Strengthening solidarity with Cuba is ‘a moral and political duty in a world globalized by capitalism,’ Frei Betto said in his letter to the forum, at which nearly 200 delegates from 17 states and the Federal District committed to adopting a motion to repudiate the anti-Cuban measures announced by Trump.

We repudiate the explicit hypocrisy expressed in the unilateral decision to break the historic agreement between Cuba and the United States reached during the Barack Obama administration, with which the will of 82 percent of U.S. citizens to end the criminal blockade is unheard. That has brought irreparable losses to the Cuban government and people,’ the text stressed.

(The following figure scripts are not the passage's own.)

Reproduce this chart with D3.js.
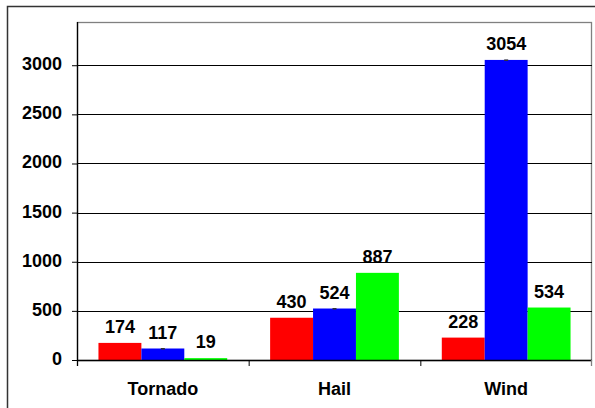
<!DOCTYPE html>
<html>
<head>
<meta charset="utf-8">
<script src="https://cdn.jsdelivr.net/npm/d3@7"></script>
<style>
  body { margin: 0; background: #fff; }
  svg text { font-family: "Liberation Sans", Arial, sans-serif; font-weight: bold; }
</style>
</head>
<body>
<div id="chart-area"></div>
<script>
// data
const categories = ["Tornado", "Hail", "Wind"]
const seriesNames = ["s1", "s2", "s3"]
const seriesColors = ["#ff0000", "#0000ff", "#00ff00"]
const series1 = [174, 430, 228]
const series2 = [117, 524, 3054]
const series3 = [19, 887, 534]
const yTicks = [0, 500, 1000, 1500, 2000, 2500, 3000]

const W = 595, H = 408
const MARGIN = {LEFT: 77, RIGHT: 3, TOP: 22, BOTTOM: 48}
const WIDTH = W - MARGIN.LEFT - MARGIN.RIGHT
const HEIGHT = H - MARGIN.TOP - MARGIN.BOTTOM
const FONT = 18

const svg = d3.select("#chart-area").append("svg")
    .attr("width", W)
    .attr("height", H)

// outer chart border (right/bottom fall outside the picture)
svg.append("rect")
    .attr("x", 7.5).attr("y", 6.5)
    .attr("width", W).attr("height", H)
    .attr("fill", "none")
    .attr("stroke", "#333")
    .attr("stroke-width", 1.5)

const g = svg.append("g")
    .attr("transform", `translate(${MARGIN.LEFT}, ${MARGIN.TOP})`)

const x = d3.scaleBand()
    .domain(categories)
    .range([0, WIDTH])
    .padding(0)

const xInner = d3.scaleBand()
    .domain(seriesNames)
    .range([0, x.bandwidth()])
    .paddingInner(0)
    .paddingOuter(0.5)

const y = d3.scaleLinear()
    .domain([0, 3440])
    .range([HEIGHT, 0])

// plot frame (top/right grey)
g.append("rect")
    .attr("x", 0.5).attr("y", 0.5)
    .attr("width", WIDTH - 1).attr("height", HEIGHT)
    .attr("fill", "none")
    .attr("stroke", "#808080")
    .attr("stroke-width", 1.3)

// gridlines
g.selectAll(".grid")
    .data(yTicks.filter(d => d > 0))
    .enter().append("line")
    .attr("x1", 0).attr("x2", WIDTH)
    .attr("y1", d => Math.round(y(d)) + 0.5)
    .attr("y2", d => Math.round(y(d)) + 0.5)
    .attr("stroke", "#000")
    .attr("stroke-width", 1)

// y axis
const yAxisCall = d3.axisLeft(y)
    .tickValues(yTicks)
    .tickFormat(d3.format("d"))
    .tickSize(5)
    .tickPadding(10)
const yAxis = g.append("g")
    .attr("class", "y axis")
    .call(yAxisCall)
yAxis.select(".domain").remove()
yAxis.selectAll("line").attr("stroke", "#000")
yAxis.selectAll("text")
    .attr("font-size", FONT + "px")
    .attr("dy", "0.25em")
    .attr("fill", "#000")
    .attr("font-family", "Liberation Sans, Arial, sans-serif")
    .attr("font-weight", "bold")
g.append("line")
    .attr("x1", 0.5).attr("x2", 0.5)
    .attr("y1", 0).attr("y2", HEIGHT + 6)
    .attr("stroke", "#000")
    .attr("stroke-width", 1.3)

// bars
const seriesData = [series1, series2, series3]
seriesData.forEach((vals, si) => {
    g.selectAll(".bar" + si)
        .data(vals)
        .enter().append("rect")
        .attr("x", (d, i) => x(categories[i]) + xInner(seriesNames[si]))
        .attr("y", d => y(d))
        .attr("width", xInner.bandwidth())
        .attr("height", d => HEIGHT - y(d))
        .attr("fill", seriesColors[si])

    // value labels
    g.selectAll(".lab" + si)
        .data(vals)
        .enter().append("text")
        .attr("x", (d, i) => x(categories[i]) + xInner(seriesNames[si]) + xInner.bandwidth() / 2)
        .attr("y", d => y(d) - 10)
        .attr("text-anchor", "middle")
        .attr("font-size", FONT + "px")
        .attr("fill", "#000")
        .text(d => d)
})

// tiny marker at top of blue bars
g.selectAll(".mark")
    .data(series2)
    .enter().append("rect")
    .attr("x", (d, i) => x(categories[i]) + xInner("s2") + xInner.bandwidth() / 2 - 2)
    .attr("y", d => y(d) - 0.5)
    .attr("width", 4)
    .attr("height", 1.5)
    .attr("fill", "#333")

// x axis
const xAxisCall = d3.axisBottom(x).tickSize(0).tickPadding(22)
const xAxis = g.append("g")
    .attr("class", "x axis")
    .attr("transform", `translate(0, ${HEIGHT})`)
    .call(xAxisCall)
xAxis.select(".domain").remove()
xAxis.selectAll("text")
    .attr("font-size", FONT + "px")
    .attr("fill", "#000")
    .attr("font-family", "Liberation Sans, Arial, sans-serif")
    .attr("font-weight", "bold")
g.append("line")
    .attr("x1", 0).attr("x2", WIDTH)
    .attr("y1", HEIGHT + 0.5).attr("y2", HEIGHT + 0.5)
    .attr("stroke", "#000")
    .attr("stroke-width", 1.3)
// category separator ticks
g.selectAll(".xtick")
    .data(categories.slice(1))
    .enter().append("line")
    .attr("x1", d => x(d) + 0.5).attr("x2", d => x(d) + 0.5)
    .attr("y1", HEIGHT).attr("y2", HEIGHT + 6)
    .attr("stroke", "#000")
g.append("line")
    .attr("x1", WIDTH - 0.5).attr("x2", WIDTH - 0.5)
    .attr("y1", HEIGHT).attr("y2", HEIGHT + 6)
    .attr("stroke", "#808080")
    .attr("stroke-width", 1.3)
</script>
</body>
</html>
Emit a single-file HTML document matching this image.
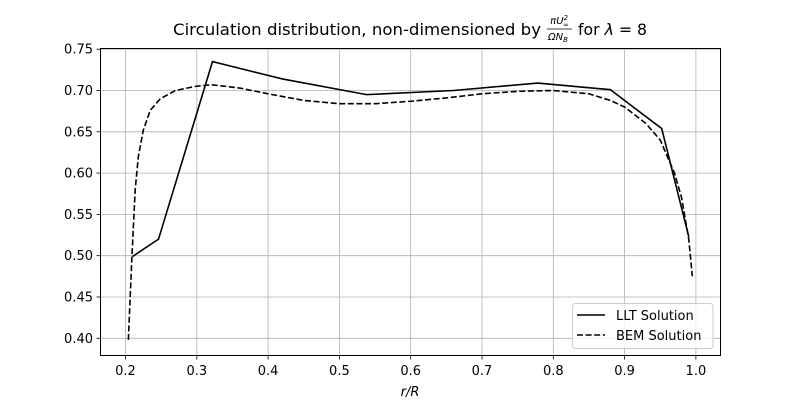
<!DOCTYPE html>
<html><head><meta charset="utf-8"><style>
body{margin:0;background:#fff;}
svg{display:block;font-family:"DejaVu Sans","Liberation Sans",sans-serif;}
</style></head><body>
<svg id="chart" width="800" height="400">
<g>
<text x="173" y="35" font-size="16" textLength="368" lengthAdjust="spacingAndGlyphs" fill="#000">Circulation distribution, non-dimensioned by</text>
<text x="559.5" y="24" text-anchor="middle" font-size="10" font-style="italic">πU<tspan font-size="7" dy="-4">2</tspan><tspan font-size="7" dx="-5" dy="7">∞</tspan></text>
<line x1="547" y1="29" x2="572" y2="29" stroke="#000" stroke-width="0.8"/>
<text x="558" y="40" text-anchor="middle" font-size="10" font-style="italic">ΩN<tspan font-size="7" dy="2">B</tspan></text>
<text x="578" y="35" font-size="16" textLength="69" lengthAdjust="spacingAndGlyphs">for <tspan font-style="italic">λ</tspan> = 8</text>
</g>
<g id="grid"></g>
<g id="series"></g>
<rect x="100.5" y="48.5" width="620" height="307" fill="none" stroke="#000" stroke-width="1"/>
<g id="ticks"></g>
<text x="410" y="396" text-anchor="middle" font-size="13" font-style="italic">r/R</text>
<g>
<rect x="572.5" y="303.5" width="140.5" height="45" rx="3" fill="#fff" fill-opacity="0.8" stroke="#ccc"/>
<line x1="577" y1="315" x2="605" y2="315" stroke="#000" stroke-width="1.6"/>
<text x="616" y="320" font-size="13">LLT Solution</text>
<line x1="577" y1="335" x2="605" y2="335" stroke="#000" stroke-width="1.6" stroke-dasharray="6,2.6"/>
<text x="616" y="340" font-size="13">BEM Solution</text>
</g>
</svg>
<script>
const xTicks=[0.2,0.3,0.4,0.5,0.6,0.7,0.8,0.9,1.0];
const xTickLabels=["0.2","0.3","0.4","0.5","0.6","0.7","0.8","0.9","1.0"];
const yTicks=[0.40,0.45,0.50,0.55,0.60,0.65,0.70,0.75];
const yTickLabels=["0.40","0.45","0.50","0.55","0.60","0.65","0.70","0.75"];
const lltX=[0.2098,0.2463,0.322,0.42,0.538,0.66,0.778,0.880,0.952,0.990];
const lltY=[0.499,0.520,0.735,0.714,0.695,0.700,0.709,0.701,0.654,0.523];
const bemX=[0.204,0.209,0.2136,0.218,0.225,0.2347,0.2487,0.27,0.298,0.32,0.36,0.40,0.45,0.50,0.55,0.60,0.65,0.70,0.75,0.80,0.85,0.88,0.90,0.93,0.95,0.97,0.98,0.99,0.995];
const bemY=[0.398,0.499,0.58,0.62,0.652,0.676,0.690,0.700,0.705,0.707,0.703,0.696,0.688,0.684,0.684,0.687,0.691,0.696,0.699,0.700,0.696,0.688,0.680,0.660,0.640,0.600,0.570,0.520,0.475];
const sx=v=>125.5+(v-0.2)*713;
const sy=v=>338.3-(v-0.4)*826;
const NS="http://www.w3.org/2000/svg";
const grid=document.getElementById('grid'),ticks=document.getElementById('ticks'),series=document.getElementById('series');
function mk(tag,attrs,parent){const e=document.createElementNS(NS,tag);for(const k in attrs)e.setAttribute(k,attrs[k]);parent.appendChild(e);return e;}
xTicks.forEach((t,i)=>{const x=sx(t);
const g=mk('line',{x1:x,x2:x,y1:48.5,y2:355.5,stroke:'#b0b0b0','stroke-width':0.8},grid);


const tk=mk('line',{x1:x,x2:x,y1:355.5,y2:359.5,stroke:'#000','stroke-width':0.8},ticks);


const lb=mk('text',{x:x,y:375,'text-anchor':'middle','font-size':13},ticks);lb.textContent=xTickLabels[i];

});
yTicks.forEach((t,i)=>{const y=sy(t);
const g=mk('line',{x1:100.5,x2:720.5,y1:y,y2:y,stroke:'#b0b0b0','stroke-width':0.8},grid);


const tk=mk('line',{x1:96.5,x2:100.5,y1:y,y2:y,stroke:'#000','stroke-width':0.8},ticks);


const lb=mk('text',{x:93,y:y+4.5,'text-anchor':'end','font-size':13},ticks);lb.textContent=yTickLabels[i];

});
const llt=mk('polyline',{points:lltX.map((x,i)=>sx(x)+','+sy(lltY[i])).join(' '),fill:'none',stroke:'#000','stroke-width':1.6},series);


const bem=mk('polyline',{points:bemX.map((x,i)=>sx(x)+','+sy(bemY[i])).join(' '),fill:'none',stroke:'#000','stroke-width':1.6,'stroke-dasharray':'6,2.6'},series);


</script>
</body></html>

The manifesto deplored the fact of announcing the ‘pretentious and aggressive measure’ in a city, Miami, that is recognized as the den of financing, offensive plans and refuge of terrorism, not only against Cuba, but also against other brother countries such as Venezuela.

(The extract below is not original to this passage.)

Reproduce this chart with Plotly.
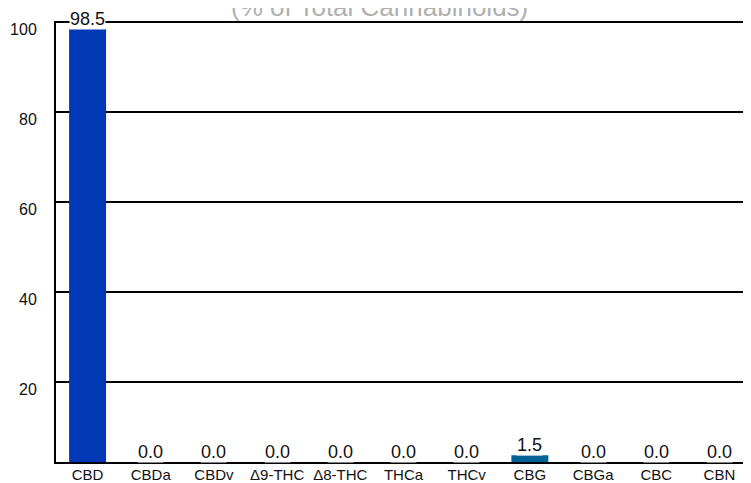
import plotly.graph_objects as go

categories = ["CBD", "CBDa", "CBDv", "Δ9-THC", "Δ8-THC", "THCa", "THCv", "CBG", "CBGa", "CBC", "CBN"]
values = [98.5, 0.0, 0.0, 0.0, 0.0, 0.0, 0.0, 1.5, 0.0, 0.0, 0.0]
bar_colors = ["#0038b6", "#0038b6", "#0038b6", "#0038b6", "#0038b6", "#0038b6",
              "#0038b6", "#006398", "#0038b6", "#0038b6", "#0038b6"]
y_ticks = [20, 40, 60, 80, 100]
subtitle = "(% of Total Cannabinoids)"

Y_MIN = 2.2
Y_MAX = 100.25
FONT = "Liberation Sans, Arial, sans-serif"

# small values are drawn up from the axis floor so they stay visible
bases = [0 if v >= Y_MIN else Y_MIN for v in values]

fig = go.Figure()
fig.add_trace(go.Bar(
    x=categories, y=values, base=bases,
    marker=dict(color=bar_colors, line=dict(width=0)),
    hoverinfo="skip",
))

for c, v, b in zip(categories, values, bases):
    fig.add_annotation(
        x=c, y=b + v, xref="x", yref="y",
        text=f"{v:.1f}", showarrow=False,
        yanchor="bottom", xanchor="center",
        font=dict(family=FONT, size=18, color="#111111"),
        bgcolor="white", borderpad=0, yshift=-1,
    )

fig.add_annotation(
    x=0.4655, y=1, xref="paper", yref="paper",
    text=subtitle, showarrow=False,
    xanchor="center", yanchor="bottom", yshift=-2, borderpad=0,
    font=dict(family=FONT, size=26, color="#b0b0b0"),
)

fig.update_layout(
    width=751, height=483,
    margin=dict(l=48, r=8, t=13, b=29, autoexpand=False),
    paper_bgcolor="white", plot_bgcolor="white",
    showlegend=False,
    bargap=0.415,
    font=dict(family=FONT, color="#111111"),
)
fig.update_xaxes(
    type="category",
    showline=True, linecolor="black", linewidth=2,
    showgrid=False, ticks="",
    tickfont=dict(family=FONT, size=15, color="#111111"),
    ticklabelstandoff=-2,
    automargin=False,
)
fig.update_yaxes(
    range=[Y_MIN, Y_MAX],
    tickvals=y_ticks,
    showline=True, linecolor="black", linewidth=2,
    showgrid=True, gridcolor="black", gridwidth=2,
    zeroline=False, ticks="",
    ticklabelshift=7, ticklabelstandoff=14,
    tickfont=dict(family=FONT, size=16, color="#111111"),
    automargin=False,
)

fig.write_html("out.html")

The motion of condemnation of the so-called ‘National Security Presidential Memorandum on Strengthening the Policy of the United States towards Cuba’ also echoed the Belo Horizonte Charter, the final document of the meeting that paid special tribute to the historic leader of the Cuban Revolution, Fidel Castro Ruz, for three days.

The Charter demands, in one of its parts the immediate end to the economic, financial and commercial blockade that the White House has imposed on Cuba for more than 50 years and that the U.S. government itself has recognized as a failure.

It also calls for an end to the illegal occupation of Guantanamo Bay and the return of that territory illegally occupied to establish a U.S. naval base there, as well as the end to the broadcasts by the so-called Radio and Television Marti, which violate the international communications standards.

The document also expresses unconditional support for the Cuban people, who are ‘convinced that the new generations will not renounce the ethical principles and legacy values’ made by their historic leaders and related to the peoples of our Americas and the world.

The participants in the solidarity meeting also committed to denouncing, by all possible means, the subversion and destabilization programs that CIA, USAID, NED and other U.S. agencies are organizing in conjunction with Miami-based counterrevolutionary groups.

In addition to the historic leader of the Cuban Revolution, Fidel Castro, the 23rd Brazilian Convention of Solidarity with Cuba paid tribute to guerrilla fighter Ernesto Che Guevara, on the occasion of the 50th anniversary of his assassaination in Bolivia.

Participants decided that the next meeting of this kind will be held in Santos (Sao Paulo) in 2019.